Revenue earning from the construction sector increased sharply in the first three months of this fiscal year (FY) as whitening black money was allowed.
But earning from a major sector — power — decreased due to a fall in power generation.
This was found by analysing earning from income tax, value added tax (VAT) and import tax in the first three months of the current FY.
During July-September period of this FY, VAT collection from construction firms was 28.33 percent higher than that in the corresponding period of FY 2008-09.
In this year’s budget, whitening black money was allowed in different forms. The beneficiaries include those who would buy flats in the capital and other cities, and in these cases the NBR would not question the source of the money.
This led to a substantial rise in sale of flats and their prices, said sources in the National Board of Revenue (NBR), and Real Estate and Housing Association of Bangladesh.
The scope for whitening money did not however get good response from investment sector.
VAT collection in power sector this FY fell by 8.81 percent from 31.11 percent during the corresponding period of last FY.
In gas sector, VAT collection however increased by seven percent this FY from that last year.
About 30 percent of the total amount of VAT comes from this sector. Collection from this sector shot up by 23.11 this FY.
Due to expansion of cell phone companies, VAT collection from them increased by 22 percent in the first three months of this FY.
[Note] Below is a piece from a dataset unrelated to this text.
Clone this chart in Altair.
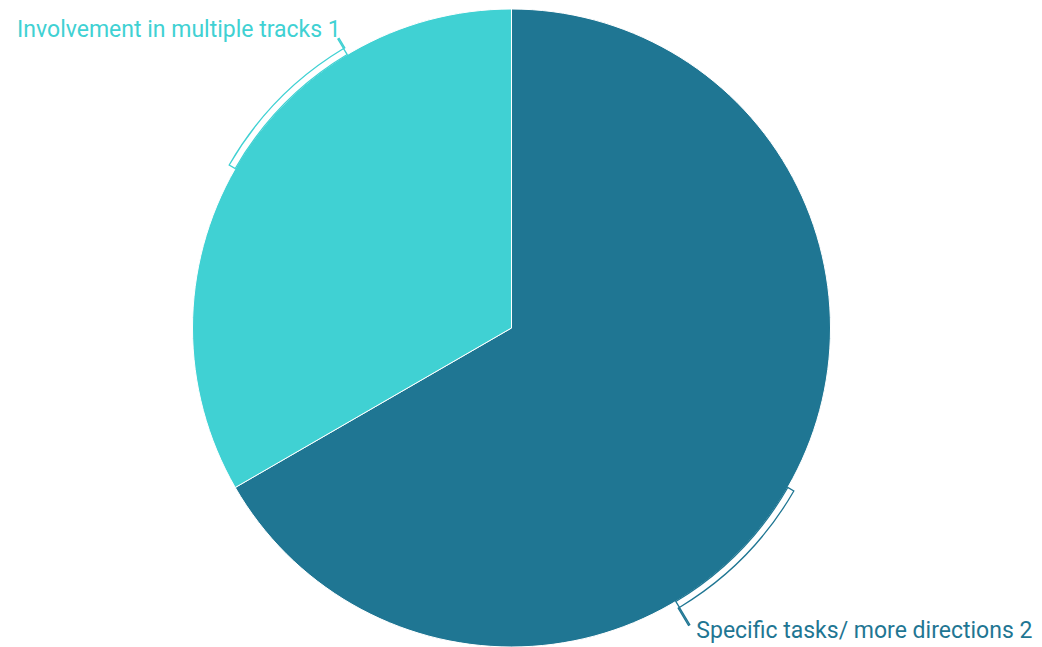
import altair as alt
import pandas as pd

categories = ["Specific tasks/ more directions", "Involvement in multiple tracks"]
values = [2, 1]
colors = ["#1f7693", "#40d1d3"]

total = sum(values)
starts, ends = [], []
acc = 0
for v in values:
    starts.append(acc)
    acc += v
    ends.append(acc)

df = pd.DataFrame({
    "category": categories,
    "value": values,
    "start": starts,
    "end": ends,
})
df["label"] = df["category"] + " " + df["value"].astype(str)
df["mid"] = (df["start"] + df["end"]) / 2
deg = total / 360.0
df["b_end"] = df["mid"] + 29 * deg
df["lead2"] = df["b_end"] + 0.002

W, H = 1026, 639
CX, CY = 503.5, 320
R = 319

theta_scale = alt.Scale(domain=[0, total], range=[0, 6.283185307179586])
color_scale = alt.Scale(domain=categories, range=colors)

base = alt.Chart(df).encode(
    x=alt.value(CX), y=alt.value(CY),
    color=alt.Color("category:N", scale=color_scale, legend=None),
)

pie = base.mark_arc(radius=R, stroke="white", strokeWidth=1).encode(
    theta=alt.Theta("start:Q", scale=theta_scale),
    theta2="end:Q",
)

bracket = base.mark_arc(radius=R + 7, radius2=R, filled=False, strokeWidth=1.3).encode(
    theta=alt.Theta("mid:Q", scale=theta_scale),
    theta2="b_end:Q",
    stroke=alt.Stroke("category:N", scale=color_scale, legend=None),
)

lead_top = alt.Chart(df[df["category"] == categories[1]]).mark_arc(
    radius=R + 18, radius2=R + 7, filled=False, strokeWidth=1.3
).encode(
    x=alt.value(CX), y=alt.value(CY),
    theta=alt.Theta("b_end:Q", scale=theta_scale),
    theta2="lead2:Q",
    stroke=alt.Stroke("category:N", scale=color_scale, legend=None),
)

lead_bot = alt.Chart(df[df["category"] == categories[0]]).mark_arc(
    radius=R + 27, radius2=R + 7, filled=False, strokeWidth=1.3
).encode(
    x=alt.value(CX), y=alt.value(CY),
    theta=alt.Theta("b_end:Q", scale=theta_scale),
    theta2="lead2:Q",
    stroke=alt.Stroke("category:N", scale=color_scale, legend=None),
)

text_top = alt.Chart(df[df["category"] == categories[1]]).mark_text(
    radius=R + 28, align="right", baseline="middle", font="Roboto", fontSize=23, dx=8, dy=-1
).encode(
    x=alt.value(CX), y=alt.value(CY),
    theta=alt.Theta("b_end:Q", scale=theta_scale),
    text="label:N",
    color=alt.Color("category:N", scale=color_scale, legend=None),
)

text_bot = alt.Chart(df[df["category"] == categories[0]]).mark_text(
    radius=R + 34, align="left", baseline="middle", font="Roboto", fontSize=23, dx=3
).encode(
    x=alt.value(CX), y=alt.value(CY),
    theta=alt.Theta("b_end:Q", scale=theta_scale),
    text="label:N",
    color=alt.Color("category:N", scale=color_scale, legend=None),
)

chart = alt.layer(pie, bracket, lead_top, lead_bot, text_top, text_bot).resolve_scale(
    theta="shared"
).properties(
    width=W, height=H, padding=0, autosize=alt.AutoSizeParams(type="none")
).configure_view(stroke=None)

chart.save("out.html", embed_options={"renderer": "svg", "actions": False})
NBR sources said Aktel offered a special package that contributed to the increase in VAT collection but the trend might or might not continue.
Though VAT collection in edible oil sector increased by 23 percent this FY, collection from hotels and restaurants sector fell.
About 70 percent of income tax comes from tax-cut at sources. Income tax collection at sources from contractors and suppliers increased by only three percent this FY, which shot up by 50 percent in the first three months of last FY.
Implementation of ADP was slow both in this FY and last FY.
A major portion of tax at import level comes from supplementary duty on cars. A major feature of this year’s fiscal policy is to discourage import of luxury items by increasing tax on it.
The policy appears to have worked well. Growth of import duty on motor vehicles shot up by 10 percent during the first three months of this FY whereas during the corresponding period of last FY, growth was 23 percent.
Growth of overall revenue collection in the first three months of this FY was nine percent while the government’s target for the whole year is 16.13 per cent.